■ **Exercise**: Extract all of the data and reproduce it precisely.

■ **Data lines**:
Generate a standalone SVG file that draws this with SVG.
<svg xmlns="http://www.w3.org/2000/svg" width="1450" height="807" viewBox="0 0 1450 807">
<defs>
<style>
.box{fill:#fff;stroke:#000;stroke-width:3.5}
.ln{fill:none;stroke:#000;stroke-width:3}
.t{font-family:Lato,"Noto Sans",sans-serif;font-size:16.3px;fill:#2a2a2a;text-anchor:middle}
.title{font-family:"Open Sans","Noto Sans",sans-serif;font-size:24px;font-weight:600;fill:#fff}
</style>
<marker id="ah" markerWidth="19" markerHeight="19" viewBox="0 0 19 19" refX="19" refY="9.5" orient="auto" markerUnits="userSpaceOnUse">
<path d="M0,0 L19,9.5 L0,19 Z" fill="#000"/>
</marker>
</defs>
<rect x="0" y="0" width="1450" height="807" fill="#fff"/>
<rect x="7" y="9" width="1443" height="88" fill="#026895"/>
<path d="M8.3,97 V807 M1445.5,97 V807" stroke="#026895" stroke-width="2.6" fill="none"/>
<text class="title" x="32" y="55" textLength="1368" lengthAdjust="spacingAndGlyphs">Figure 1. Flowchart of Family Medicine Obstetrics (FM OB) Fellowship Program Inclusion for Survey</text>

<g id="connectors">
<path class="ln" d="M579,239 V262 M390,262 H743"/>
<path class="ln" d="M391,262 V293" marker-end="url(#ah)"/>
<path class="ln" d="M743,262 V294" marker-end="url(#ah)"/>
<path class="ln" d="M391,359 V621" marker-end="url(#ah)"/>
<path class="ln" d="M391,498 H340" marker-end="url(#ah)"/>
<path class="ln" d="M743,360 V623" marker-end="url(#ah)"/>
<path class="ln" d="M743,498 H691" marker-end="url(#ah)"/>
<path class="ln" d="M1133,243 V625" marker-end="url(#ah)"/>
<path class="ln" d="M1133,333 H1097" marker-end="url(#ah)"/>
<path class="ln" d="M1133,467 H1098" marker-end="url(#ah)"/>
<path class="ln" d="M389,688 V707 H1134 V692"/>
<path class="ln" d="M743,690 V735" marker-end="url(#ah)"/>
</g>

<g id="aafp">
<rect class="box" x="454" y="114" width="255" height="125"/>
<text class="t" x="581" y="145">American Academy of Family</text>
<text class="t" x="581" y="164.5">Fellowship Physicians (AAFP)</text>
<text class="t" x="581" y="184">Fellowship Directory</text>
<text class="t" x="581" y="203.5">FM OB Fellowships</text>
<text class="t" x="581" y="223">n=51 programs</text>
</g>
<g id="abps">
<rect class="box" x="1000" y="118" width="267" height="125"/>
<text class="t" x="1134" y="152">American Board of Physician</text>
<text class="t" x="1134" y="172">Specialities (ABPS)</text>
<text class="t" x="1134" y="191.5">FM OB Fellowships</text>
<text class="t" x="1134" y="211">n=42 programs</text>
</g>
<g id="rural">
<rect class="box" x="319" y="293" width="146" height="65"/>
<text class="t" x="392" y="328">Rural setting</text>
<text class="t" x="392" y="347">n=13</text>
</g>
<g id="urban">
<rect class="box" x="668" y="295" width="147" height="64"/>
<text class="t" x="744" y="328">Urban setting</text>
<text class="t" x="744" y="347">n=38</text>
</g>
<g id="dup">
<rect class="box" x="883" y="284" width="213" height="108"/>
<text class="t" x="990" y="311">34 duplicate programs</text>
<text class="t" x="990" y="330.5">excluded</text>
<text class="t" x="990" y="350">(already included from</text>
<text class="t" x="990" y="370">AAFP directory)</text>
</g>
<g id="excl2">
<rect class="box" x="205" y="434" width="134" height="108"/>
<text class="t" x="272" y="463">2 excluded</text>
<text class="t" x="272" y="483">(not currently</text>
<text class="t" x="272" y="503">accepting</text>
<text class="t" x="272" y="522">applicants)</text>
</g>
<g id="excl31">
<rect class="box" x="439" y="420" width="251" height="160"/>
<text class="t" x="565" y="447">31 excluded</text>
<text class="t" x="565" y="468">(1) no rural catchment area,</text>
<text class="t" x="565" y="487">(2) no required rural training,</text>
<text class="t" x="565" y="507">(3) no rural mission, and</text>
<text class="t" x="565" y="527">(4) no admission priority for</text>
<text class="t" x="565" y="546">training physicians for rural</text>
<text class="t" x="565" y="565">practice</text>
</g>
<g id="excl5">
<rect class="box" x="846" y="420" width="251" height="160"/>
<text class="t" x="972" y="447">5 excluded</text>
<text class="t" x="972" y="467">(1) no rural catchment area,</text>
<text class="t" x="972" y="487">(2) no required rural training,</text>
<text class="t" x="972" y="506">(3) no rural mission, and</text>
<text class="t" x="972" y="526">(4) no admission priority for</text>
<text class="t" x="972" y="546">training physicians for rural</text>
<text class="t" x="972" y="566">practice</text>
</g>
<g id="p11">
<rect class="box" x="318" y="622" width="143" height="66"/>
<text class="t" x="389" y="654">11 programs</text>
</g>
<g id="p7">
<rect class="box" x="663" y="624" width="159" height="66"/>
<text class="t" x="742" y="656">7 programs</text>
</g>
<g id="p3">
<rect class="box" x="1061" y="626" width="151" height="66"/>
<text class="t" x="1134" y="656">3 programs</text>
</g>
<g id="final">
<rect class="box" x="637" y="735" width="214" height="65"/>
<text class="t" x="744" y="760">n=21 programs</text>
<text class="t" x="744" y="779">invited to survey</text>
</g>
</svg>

■ **Finished exercise**:
Generate a standalone SVG file that draws this with SVG.
<svg xmlns="http://www.w3.org/2000/svg" width="1450" height="807" viewBox="0 0 1450 807">
<defs>
<style>
.box{fill:#fff;stroke:#000;stroke-width:3.5}
.ln{fill:none;stroke:#000;stroke-width:3}
.t{font-family:Lato,"Noto Sans",sans-serif;font-size:16.3px;fill:#2a2a2a;text-anchor:middle}
.title{font-family:"Open Sans","Noto Sans",sans-serif;font-size:24px;font-weight:600;fill:#fff}
</style>
<marker id="ah" markerWidth="19" markerHeight="19" viewBox="0 0 19 19" refX="19" refY="9.5" orient="auto" markerUnits="userSpaceOnUse">
<path d="M0,0 L19,9.5 L0,19 Z" fill="#000"/>
</marker>
</defs>
<rect x="0" y="0" width="1450" height="807" fill="#fff"/>
<rect x="7" y="9" width="1443" height="88" fill="#026895"/>
<path d="M8.3,97 V807 M1445.5,97 V807" stroke="#026895" stroke-width="2.6" fill="none"/>
<text class="title" x="32" y="55" textLength="1368" lengthAdjust="spacingAndGlyphs">Figure 1. Flowchart of Family Medicine Obstetrics (FM OB) Fellowship Program Inclusion for Survey</text>

<g id="connectors">
<path class="ln" d="M579,239 V262 M390,262 H743"/>
<path class="ln" d="M391,262 V293" marker-end="url(#ah)"/>
<path class="ln" d="M743,262 V294" marker-end="url(#ah)"/>
<path class="ln" d="M391,359 V621" marker-end="url(#ah)"/>
<path class="ln" d="M391,498 H340" marker-end="url(#ah)"/>
<path class="ln" d="M743,360 V623" marker-end="url(#ah)"/>
<path class="ln" d="M743,498 H691" marker-end="url(#ah)"/>
<path class="ln" d="M1133,243 V625" marker-end="url(#ah)"/>
<path class="ln" d="M1133,333 H1097" marker-end="url(#ah)"/>
<path class="ln" d="M1133,467 H1098" marker-end="url(#ah)"/>
<path class="ln" d="M389,688 V707 H1134 V692"/>
<path class="ln" d="M743,690 V735" marker-end="url(#ah)"/>
</g>

<g id="aafp">
<rect class="box" x="454" y="114" width="255" height="125"/>
<text class="t" x="581" y="145">American Academy of Family</text>
<text class="t" x="581" y="164.5">Fellowship Physicians (AAFP)</text>
<text class="t" x="581" y="184">Fellowship Directory</text>
<text class="t" x="581" y="203.5">FM OB Fellowships</text>
<text class="t" x="581" y="223">n=51 programs</text>
</g>
<g id="abps">
<rect class="box" x="1000" y="118" width="267" height="125"/>
<text class="t" x="1134" y="152">American Board of Physician</text>
<text class="t" x="1134" y="172">Specialities (ABPS)</text>
<text class="t" x="1134" y="191.5">FM OB Fellowships</text>
<text class="t" x="1134" y="211">n=42 programs</text>
</g>
<g id="rural">
<rect class="box" x="319" y="293" width="146" height="65"/>
<text class="t" x="392" y="328">Rural setting</text>
<text class="t" x="392" y="347">n=13</text>
</g>
<g id="urban">
<rect class="box" x="668" y="295" width="147" height="64"/>
<text class="t" x="744" y="328">Urban setting</text>
<text class="t" x="744" y="347">n=38</text>
</g>
<g id="dup">
<rect class="box" x="883" y="284" width="213" height="108"/>
<text class="t" x="990" y="311">34 duplicate programs</text>
<text class="t" x="990" y="330.5">excluded</text>
<text class="t" x="990" y="350">(already included from</text>
<text class="t" x="990" y="370">AAFP directory)</text>
</g>
<g id="excl2">
<rect class="box" x="205" y="434" width="134" height="108"/>
<text class="t" x="272" y="463">2 excluded</text>
<text class="t" x="272" y="483">(not currently</text>
<text class="t" x="272" y="503">accepting</text>
<text class="t" x="272" y="522">applicants)</text>
</g>
<g id="excl31">
<rect class="box" x="439" y="420" width="251" height="160"/>
<text class="t" x="565" y="447">31 excluded</text>
<text class="t" x="565" y="468">(1) no rural catchment area,</text>
<text class="t" x="565" y="487">(2) no required rural training,</text>
<text class="t" x="565" y="507">(3) no rural mission, and</text>
<text class="t" x="565" y="527">(4) no admission priority for</text>
<text class="t" x="565" y="546">training physicians for rural</text>
<text class="t" x="565" y="565">practice</text>
</g>
<g id="excl5">
<rect class="box" x="846" y="420" width="251" height="160"/>
<text class="t" x="972" y="447">5 excluded</text>
<text class="t" x="972" y="467">(1) no rural catchment area,</text>
<text class="t" x="972" y="487">(2) no required rural training,</text>
<text class="t" x="972" y="506">(3) no rural mission, and</text>
<text class="t" x="972" y="526">(4) no admission priority for</text>
<text class="t" x="972" y="546">training physicians for rural</text>
<text class="t" x="972" y="566">practice</text>
</g>
<g id="p11">
<rect class="box" x="318" y="622" width="143" height="66"/>
<text class="t" x="389" y="654">11 programs</text>
</g>
<g id="p7">
<rect class="box" x="663" y="624" width="159" height="66"/>
<text class="t" x="742" y="656">7 programs</text>
</g>
<g id="p3">
<rect class="box" x="1061" y="626" width="151" height="66"/>
<text class="t" x="1134" y="656">3 programs</text>
</g>
<g id="final">
<rect class="box" x="637" y="735" width="214" height="65"/>
<text class="t" x="744" y="760">n=21 programs</text>
<text class="t" x="744" y="779">invited to survey</text>
</g>
</svg>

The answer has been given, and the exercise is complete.